How are property taxes calculated in the United States, and what role do assessed value and mill rates play in this calculation?
Property taxes are calculated by multiplying the assessed value of a property by the tax rate (mill rate) set by local jurisdictions. The assessed value is determined by local assessors based on market value or a percentage of market value, and the mill rate represents the dollars owed per $1,000 of assessed value.
Key Takeaways
- Property taxes are calculated by multiplying the assessed value of a property by the tax rate (mill rate) set by local jurisdictions.
- The assessed value is determined by local assessors based on market value or a percentage of market value.
- This assessed value is the foundation for all property tax calculations.
- Rules vary by state; always learn your specific state's requirements.
Taxation on the Real Estate Exam
Property tax is typically the single largest expense for homeowners and directly impacts property investment returns. Real estate agents must understand how property taxes are calculated to accurately estimate total ownership costs for buyers, explain tax implications to sellers considering transfer, and help investors evaluate property profitability. Misrepresenting or failing to explain property tax obligations can lead to client dissatisfaction and complaints.
Understanding Taxation: Key Concepts
Property taxation is based on the principle of ad valorem taxation, meaning 'according to value.' The assessed value of a property is established by a local tax assessor, who estimates the property's fair market value or a percentage thereof, depending on state law. This assessed value is the foundation for all property tax calculations. Once the assessed value is determined, it is multiplied by the property tax rate, often expressed as mill rates, which represents the number of dollars in taxes owed per $1,000 of assessed value. For example, if a property has an assessed value of $300,000 and the mill rate is 10 mills (0.010), the annual property tax would be $300,000 times 0.010, or $3,000.
The mill rate, also called the tax rate or ad valorem tax rate, is set annually by local taxing authorities including school districts, municipalities, counties, and special districts. These entities estimate their budget needs and divide by the total assessed property value in their jurisdiction to arrive at the mill rate. This means that mill rates can fluctuate year to year based on budgetary needs and changes in the property tax base. Some states like California and Florida limit how much the mill rate or assessed value can increase, while others like Texas allow more flexibility in both. Agents must research current mill rates in their area to provide accurate tax estimates.

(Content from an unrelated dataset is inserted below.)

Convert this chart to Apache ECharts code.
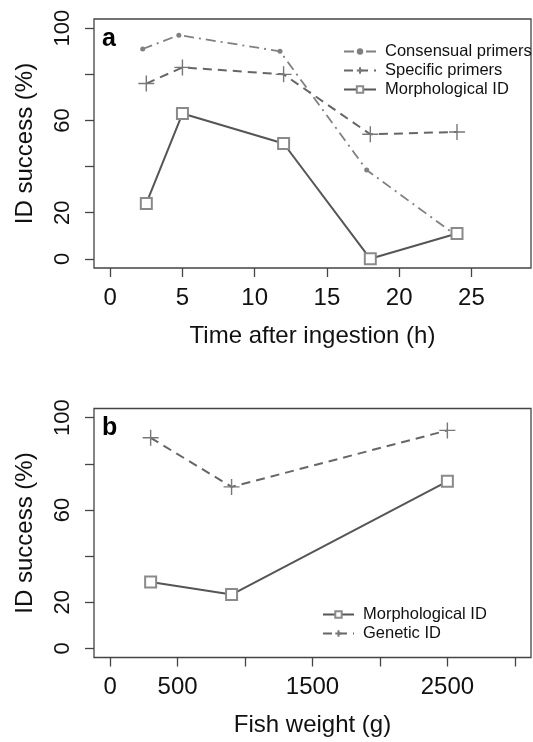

When a property is sold or transferred, the local assessor may conduct a reassessment at market value to establish a new assessed value for tax purposes. In some states like California, reassessment occurs automatically upon sale and can result in significantly higher taxes even though the property physically hasn't changed. This reassessment is a critical detail to disclose to buyers, as it may substantially increase their property tax burden compared to the previous owner. Additionally, supplemental tax bills may be issued in the year of sale to account for the higher assessed value for the remainder of the tax year. Understanding these reassessment procedures helps agents set accurate expectations and prevents post-sale disputes.
Taxation Rules by State
Each state has its own rules when it comes to taxation. Here are a few examples of how requirements differ:
California
California's assessment system is heavily influenced by Proposition 13 (1978). Properties are assessed at full market value upon purchase, but subsequent increases are limited to 2% annually, regardless of actual appreciation. Every county has an assessor who determines initial assessed values, but Prop 13 caps increases until the property transfers. Upon sale, reassessment occurs at the new purchase price, creating a potentially significant jump in assessed value and property taxes. The property tax rate (mill rate) in California is 1%, but voter-approved bonds and local assessments can add to this.
Texas
Texas assesses residential property at 100% of market value, with revaluation every year or as frequently as the local appraisal district determines appropriate. Counties vary in their tax rates, but Texas has one of the highest effective property tax rates nationally, averaging around 1.6% of assessed value. Texas has no state income tax, making property tax the primary revenue source for local governments and schools. Homestead exemptions reduce the taxable value by up to 20% for school district taxes, making actual tax calculations complex. Agents must understand that even though assessed values and tax rates vary by location, the combination typically results in substantial property tax bills.
Florida
Florida law requires property assessment at just value (market value) using standard assessment methods. However, the Save Our Homes Amendment caps annual increases at 3% (or the percentage change in just value, whichever is lower) until the property transfers. Upon sale, the property is reassessed at fair market value. This create a significant potential tax jump for new buyers compared to long-term owners. Property tax rates in Florida are generally lower than Texas but vary by county. Florida's lack of state income tax means municipalities rely heavily on property taxes for revenue, making this tax significant for owners.
Remember the formula: Assessed Value times Mill Rate equals Annual Property Tax. When property is sold, reassessment often occurs, potentially raising taxes. Each state handles reassessment differently, so know your local rules. On exams, be prepared to calculate property taxes using assessed values and mill rates, and understand how transfers trigger reassessment in your state.